Au tournant des années 1960, naissait, dans le monde anglo-saxon, un nouveau courant de pensée la new archaeology ou l’archéologie processuelle (Jockey, 1999) dont les défenseurs sont Binford, Renfrew et Clarke. Cette théorie va jouer un rôle important dans l’approche de l’objet qui ne peut plus être analysé sans tenir compte de son contexte de production qui est lié au temps et à l’espace, pour ainsi définir les séquences chronoculturelles des sociétés qui ont disparu. Les partisan·e·s de cette approche sont confortés dans leur position par la découverte de la méthode de datation absolue, mais aussi par le paradigme d’analyse développé par Binford dans son article intitulé « Archaeology as Anthropology » (Binford, 1962, p. 217-225). Cette approche n’allait pas tarder à subir une critique virulente en réintroduisant l’artéfact au cœur des rapports sociaux et culturels. En dehors du matérialisme qui caractérise la perception de l’objet, il y a tout un univers symbolique et idéologique (Tilley, 2002; Fogelin, 2008).

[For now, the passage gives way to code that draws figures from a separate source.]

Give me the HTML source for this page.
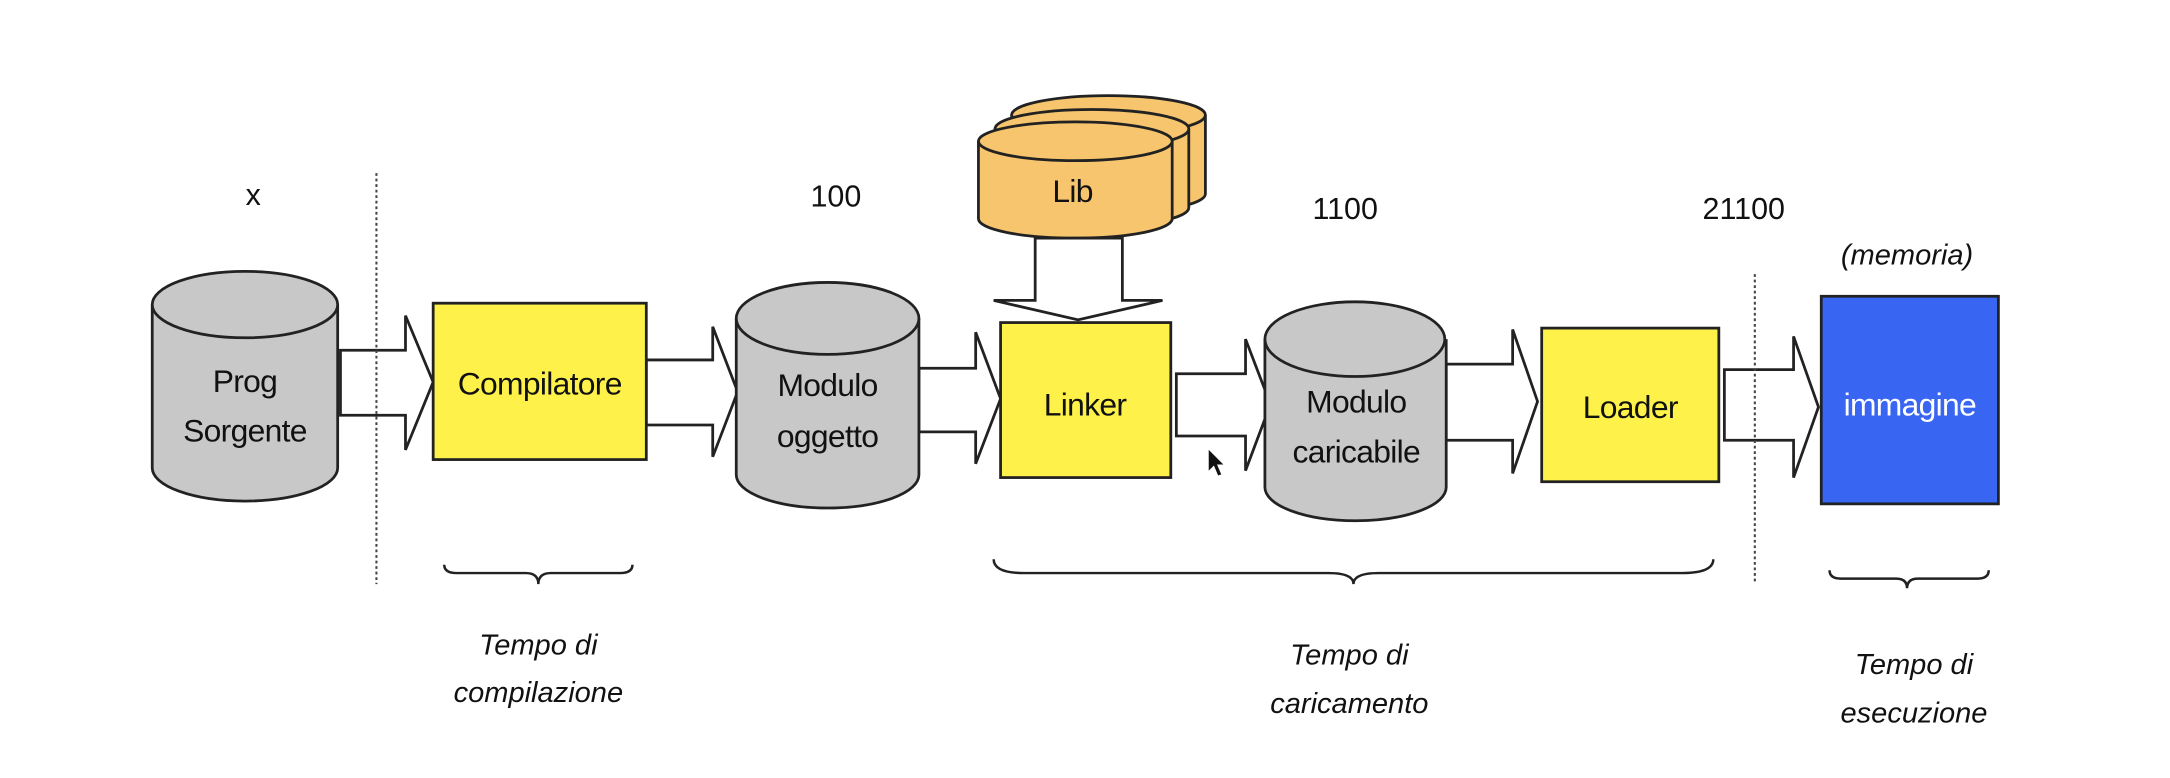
<!DOCTYPE html>
<html><head><meta charset="utf-8"><style>
html,body{margin:0;padding:0;background:#fff;}
svg{display:block;}
.t{font-family:"Liberation Sans",Arial,sans-serif;font-size:23px;fill:#111;text-anchor:middle;letter-spacing:-0.5px;}
.n{font-family:"Liberation Sans",Arial,sans-serif;font-size:22px;fill:#111;text-anchor:middle;}
.i{font-family:"Liberation Sans",Arial,sans-serif;font-style:italic;font-size:21px;fill:#111;text-anchor:middle;}
</style></head><body>
<svg width="2170" height="778" viewBox="0 0 1568 562" xmlns="http://www.w3.org/2000/svg">
<rect width="1568" height="562" fill="#fff"/>
<g stroke="#222" stroke-width="2" fill="#fff">
<!-- arrows -->
<polygon points="246,253 293,253 293,228 313,276 293,325 293,300 246,300"/>
<polygon points="467,260 515,260 515,236 533,283 515,330 515,307 467,307"/>
<polygon points="664,266 705,266 705,240 723,288 705,335 705,312 664,312"/>
<polygon points="850,270 900,270 900,245 918,292 900,340 900,315 850,315"/>
<polygon points="1045,263 1093,263 1093,238 1111,290 1093,342 1093,318 1045,318"/>
<polygon points="1246,267 1296,267 1296,243 1314,294 1296,345 1296,318 1246,318"/>
</g>
<!-- dotted lines -->
<line x1="272" y1="125" x2="272" y2="422" stroke="#444" stroke-width="1.5" stroke-dasharray="2,2"/>
<line x1="1268" y1="198" x2="1268" y2="420" stroke="#444" stroke-width="1.5" stroke-dasharray="2,2"/>
<!-- cylinders gray -->
<g stroke="#222" stroke-width="2" fill="#c8c8c8">
<path d="M110,220 V338 A67,24 0 0 0 244,338 V220"/>
<ellipse cx="177" cy="220" rx="67" ry="24"/>
<path d="M532,230 V343 A66,24 0 0 0 664,343 V230"/>
<ellipse cx="598" cy="230" rx="66" ry="26"/>
<path d="M914,245 V352 A65,24 0 0 0 1045,352 V245"/>
<ellipse cx="979" cy="245" rx="65" ry="27"/>
</g>
<!-- Lib stack -->
<g stroke="#222" stroke-width="2" fill="#f6c56e">
<path d="M731,83 V140 A66,13 0 0 0 871,140 V83"/>
<ellipse cx="801" cy="83" rx="70" ry="14"/>
<path d="M719,93 V150 A66,13 0 0 0 859,150 V93"/>
<ellipse cx="789" cy="93" rx="70" ry="14"/>
<path d="M707,102 V158 A70,14 0 0 0 847,158 V102"/>
<ellipse cx="777" cy="102" rx="70" ry="14"/>
</g>
<polygon points="748,172 811,172 811,217 840,217 779,231 718,217 748,217" fill="#fff" stroke="#222" stroke-width="2"/>
<!-- boxes -->
<g stroke="#222" stroke-width="2">
<rect x="313" y="219" width="154" height="113" fill="#fef24a"/>
<rect x="723" y="233" width="123" height="112" fill="#fef24a"/>
<rect x="1114" y="237" width="128" height="111" fill="#fef24a"/>
<rect x="1316" y="214" width="128" height="150" fill="#3866f2"/>
</g>
<!-- texts -->
<text class="t" x="177" y="283">Prog</text>
<text class="t" x="177" y="319">Sorgente</text>
<text class="t" x="390" y="285">Compilatore</text>
<text class="t" x="598" y="286">Modulo</text>
<text class="t" x="598" y="323">oggetto</text>
<text class="t" x="784" y="300">Linker</text>
<text class="t" x="980" y="298">Modulo</text>
<text class="t" x="980" y="334">caricabile</text>
<text class="t" x="1178" y="302">Loader</text>
<text class="t" x="1380" y="300" style="fill:#fff">immagine</text>
<text class="t" x="775" y="146">Lib</text>
<text class="n" x="183" y="148">x</text>
<text class="n" x="604" y="149">100</text>
<text class="n" x="972" y="158">1100</text>
<text class="n" x="1260" y="158">21100</text>
<text class="i" x="1378" y="191">(memoria)</text>
<!-- braces -->
<g fill="none" stroke="#222" stroke-width="1.8">
<path d="M321,408 Q321,414 330,414 L380,414 Q389,414 389,422 Q389,414 398,414 L448,414 Q457,414 457,408"/>
<path d="M718,404 Q718,414 740,414 L960,414 Q978,414 978,422 Q978,414 996,414 L1215,414 Q1238,414 1238,404"/>
<path d="M1322,412 Q1322,418 1330,418 L1370,418 Q1378,418 1378,425 Q1378,418 1386,418 L1429,418 Q1437,418 1437,412"/>
</g>
<text class="i" x="389" y="473">Tempo di</text>
<text class="i" x="389" y="507">compilazione</text>
<text class="i" x="975" y="480">Tempo di</text>
<text class="i" x="975" y="515">caricamento</text>
<text class="i" x="1383" y="487">Tempo di</text>
<text class="i" x="1383" y="522">esecuzione</text>
<!-- cursor -->
<polygon points="873,324 873,341 877,337 880,344 883,343 880,336 885,336" fill="#111" stroke="#fff" stroke-width="0.8"/>
</svg>
</body></html>
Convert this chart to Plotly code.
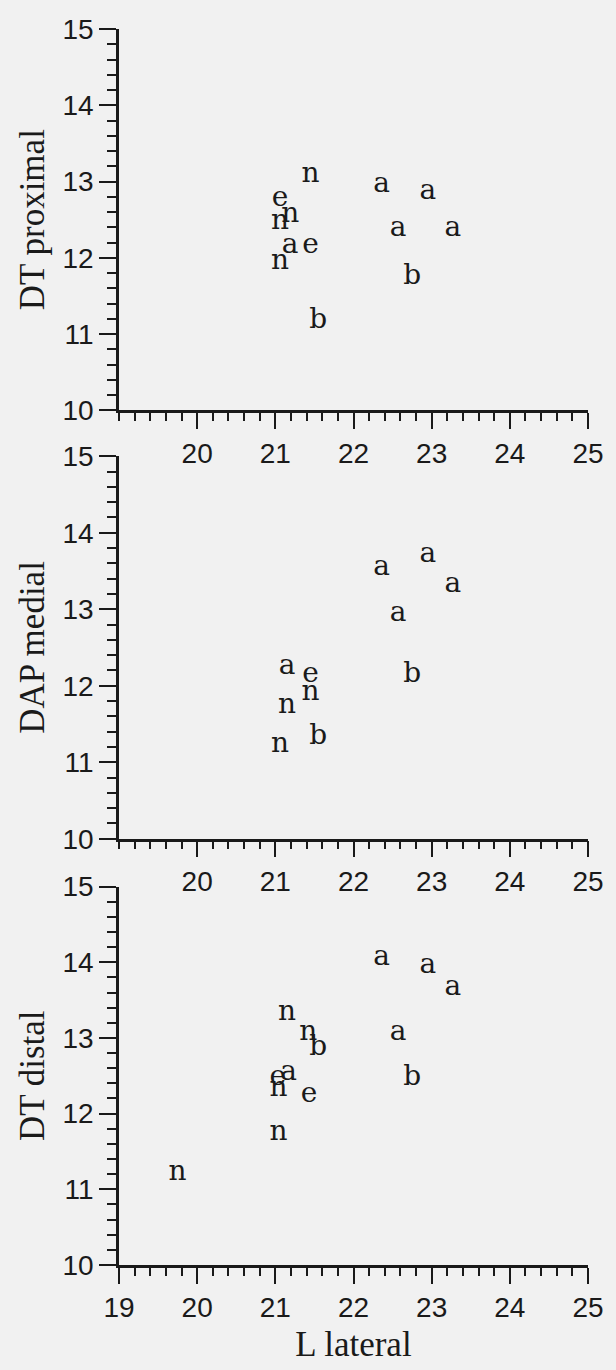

En étudiant les maisons des chefs traditionnels au Cameroun central, on constate que celles-ci sont marquées par une évolution des techniques qui illustrent le contexte historique et participent à la construction de l’identité sociale de l’individu. Les maisons des chefs avant l’ère coloniale étaient en matériaux précaires fortement ancrées dans leur environnement qui sert de support. En observant les concessions des peuples de la forêt, elles sont marquées par une homogénéité qui traduit le caractère égalitaire des membres du groupe. À partir de la période coloniale allemande, les chefs désignés au niveau supérieur (Oberhautplingen) cherchent à se distinguer en construisant des maisons à étage. C’était le cas d’Auguste Manga Ndoumbé dont le palais fut construit entre 1897 et 1905 à Duala. Ensuite, celui de Charles Atangana-Ntsama bâti entre 1904 et 1910 à Jaunde. Soucieuse de conforter sa présence au Cameroun, l’administration française va accroître son influence en multipliant le nombre de chefferies et en désignant les chefs. Désormais, on assiste à une « épidémiologie » des palais des chefs (Dzou, 2012, 2013). En plus d’être habitée, la maison du chef devient son lieu de travail et d’accueil des usagers, mais aussi des patrons du chef. Le siège de la chefferie représente donc un visage confortable de pureté et de somptuosité que procurent les nouveaux matériaux de construction : briques de terre cuite, tuiles, tôles ondulées, revêtement à la chaux blanche qui habille l’édifice. Dans la représentation psychologique, en élevant en hauteur son édifice, le chef s’élève également au-dessus de la communauté dont il a la charge. Plus que par le passé, le palais du chef devient un élément de domination politique d’une part, et de différenciation sociale d’autre part. Il apparaît dans cette analyse que le bâti devient un élément de construction d’identités sociale et individuelle.
Conclusion
En substance, l’archéologie et l’histoire sont deux disciplines des sciences humaines dont les objectifs respectifs sont tournés vers la connaissance du passé. Elles sont appelées à résoudre des problèmes scientifiques liés à la chronologie, à l’hominisation, au peuplement, à la migration et aux sources. Mais la démarche pour y parvenir diffère d’une discipline à l’autre. Certains de ces problèmes ont commencé à trouver des solutions. À ce jour, il est possible de situer dans le temps l’âge du plus vieux fossile du préhumain découvert au Tchad daté d’environ 7 millions d’années.